Впрочем, сам Бергсон и выделяет память в качестве психологического условия синтеза длительности, что вполне бы позволило ему ограничиться реальностью настоящего, не впадая в логические противоречия [5]. (Следует отметить, что характер идей и методов в философствовании Бергсона делает подобные ошибки непринципиальными) Длительность у Бергсона характеризуется тем, что «каждый момент прибавляет нечто новое к тому, что было раньше» [2, с. 43]. Но чтобы это новое было синтезировано в длительности и помещено в прошлое, оно должно быть удержано в сознании посредством памяти: «[…] последовательность существует только для сознательного наблюдателя, который удерживает в своей памяти прошлое» [3, с. 757-758]. Отсюда происходит совсем необязательная психологизация онтологического по сути принципа длительности: «[…] длительность и движение суть мысленные синтезы» [3, с. 766-767]. По существу, память является психологическим эквивалентом длительности.
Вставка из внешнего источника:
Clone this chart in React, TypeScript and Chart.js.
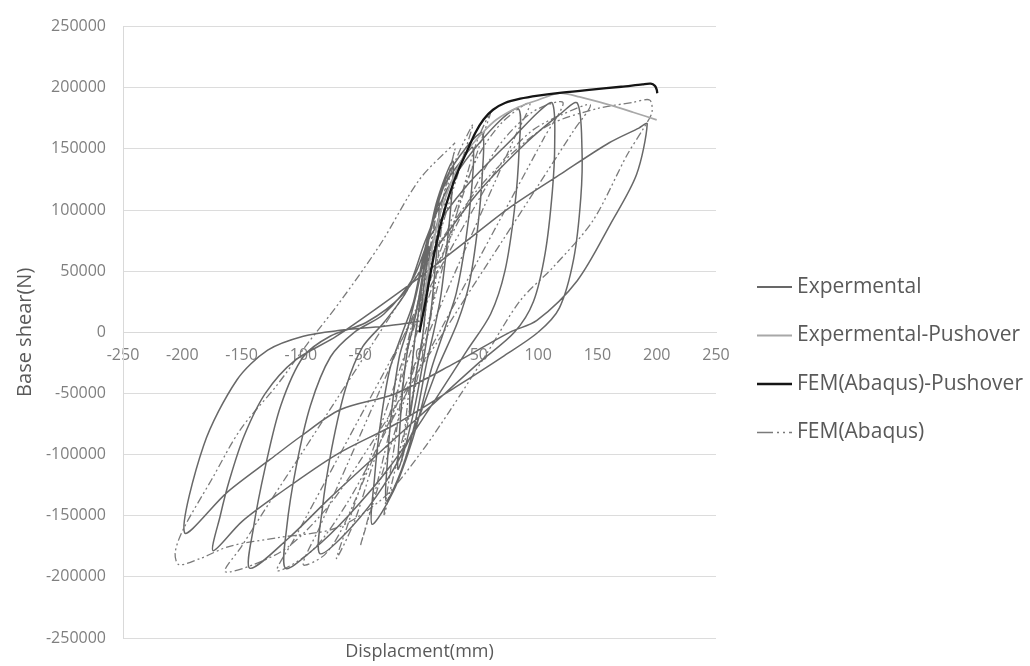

Касаясь вопроса о принципиальной уникальности каждого нового состояния сознания, Бергсон отмечает ее связь с непредвидимостью этого состояния: «То же, что не разлагается на элементы и что никогда не было воспринято, по необходимости является непредвидимым. А таковым и будет каждое из наших состояний, рассматриваемое как момент развертывающейся истории: оно является простым и не могло быть когда-либо воспринятым, ибо соединяет в своей неделимости и воспринятое прежде, и то, что прибавляет настоящее» [2, с. 43]. На самом деле, непредвидимость состояния сознания относительна. Состояние любой системы, в том числе сознания, является следствием реализации благоприятных условий (как внешних, так и внутренних) и возможностей для перехода в него. Равным образом актуальное состояние сознания уже содержит некоторое количество потенциально возможных в будущем состояний сознания, отвергая другие состояния, переход к которым невозможен из наличного. Поэтому можно говорить о том, что «будущее состояние системы как бы притягивает, организует, формирует наличное ее состояние» [6, с. 111]. Исходя из этого, будущее состояние системы предвидимо, но некоторым особым образом, как узнавание или даже припоминание [7].

В некотором смысле эту точку зрения подтверждает сам Бергсон, утверждая: «С полным основанием можно сказать: то, что мы делаем, зависит от того, что мы суть: но следует прибавить, что, в известной мере, мы суть то, что мы делаем, и что мы творим себя непрерывно» [2, с. 44]. Поэтому понимание бергсоновских взглядов на непредвидимость состояний следует прилагать не к самим состояниям, а к их носителю – сознанию. Действительно, одно и то же состояние будет являться сознанию разным в разные же моменты его жизни просто потому, что само сознание уже не тождественно себе прежнему, и так в каждое мгновение.

Итак, сознание непрерывно изменчиво, в нем происходит смена состояний, что делает сознание динамичным. Динамика сознания конституирует длительность, являющуюся, по сути, формальным условием этой динамики. Таким образом, длительность есть онтологическое основание сознания и его содержаний, а «чистое» сознание есть не что иное, как чистая длительность. Длительность поэтому является качественной характеристикой сознания и его формой. Длительность непрерывна и необратима, что позволяет говорить о синтезе модусов времени в системе и об эволюции системы. Этот синтез есть, в свою очередь, условие единства сознания. Память, которой наделена система, синтезирует в актуальном состоянии прежние и потенциальные будущие состояния. Именно поэтому можно говорить о том, что состояния взаимопроникают друг друга и образуют «поток», а не «цепь» или рядоположенность, что свойственно пространству, но не времени. Время же, точнее, временность (темпоральность) – непосредственная и очевидная форма бытия сознания как идеального феномена.

--

1. Джеймс У. Научные основы психологии. СПб.: С.-Петербургская Электропечатня, 1902.
2. Бергсон А. Творческая эволюция. М.: ТЕРРА – Книжный клуб; КАНОН-пресс-Ц, 2001.
3. Бергсон А. Непосредственные данные сознания // Бергсон А. Творческая эволюция. Материя и память. Мн.: Харвест, 1999.
4. Гуссерль Э. Картезианские медитации. М.: Академический Проект, 2010.
5. Использование «прошлого» для обозначения «нынешнего» «есть» явно противосмысленно. Темпоральный модус «прошлое» обозначает то, что уже прошло, поэтому оно уже не [есть], в отличие от настоящего (теперь), которое есть. Значение лексемы «настоящий (-ая, -ее)» в русском языке замечательно передает связь истинности, «теперьности» и наличности.
6. Князева Е.Н., Курдюмов С.П. Интуиция как самодостраивание // Вопросы философии. 1994. № 2.
7. Возможно, реализация в будущем потенций, содержащихся в актуальном состоянии, делает возможным феномен deja vu, который парадоксально предстает как «вспоминание» будущего, ставшего настоящим.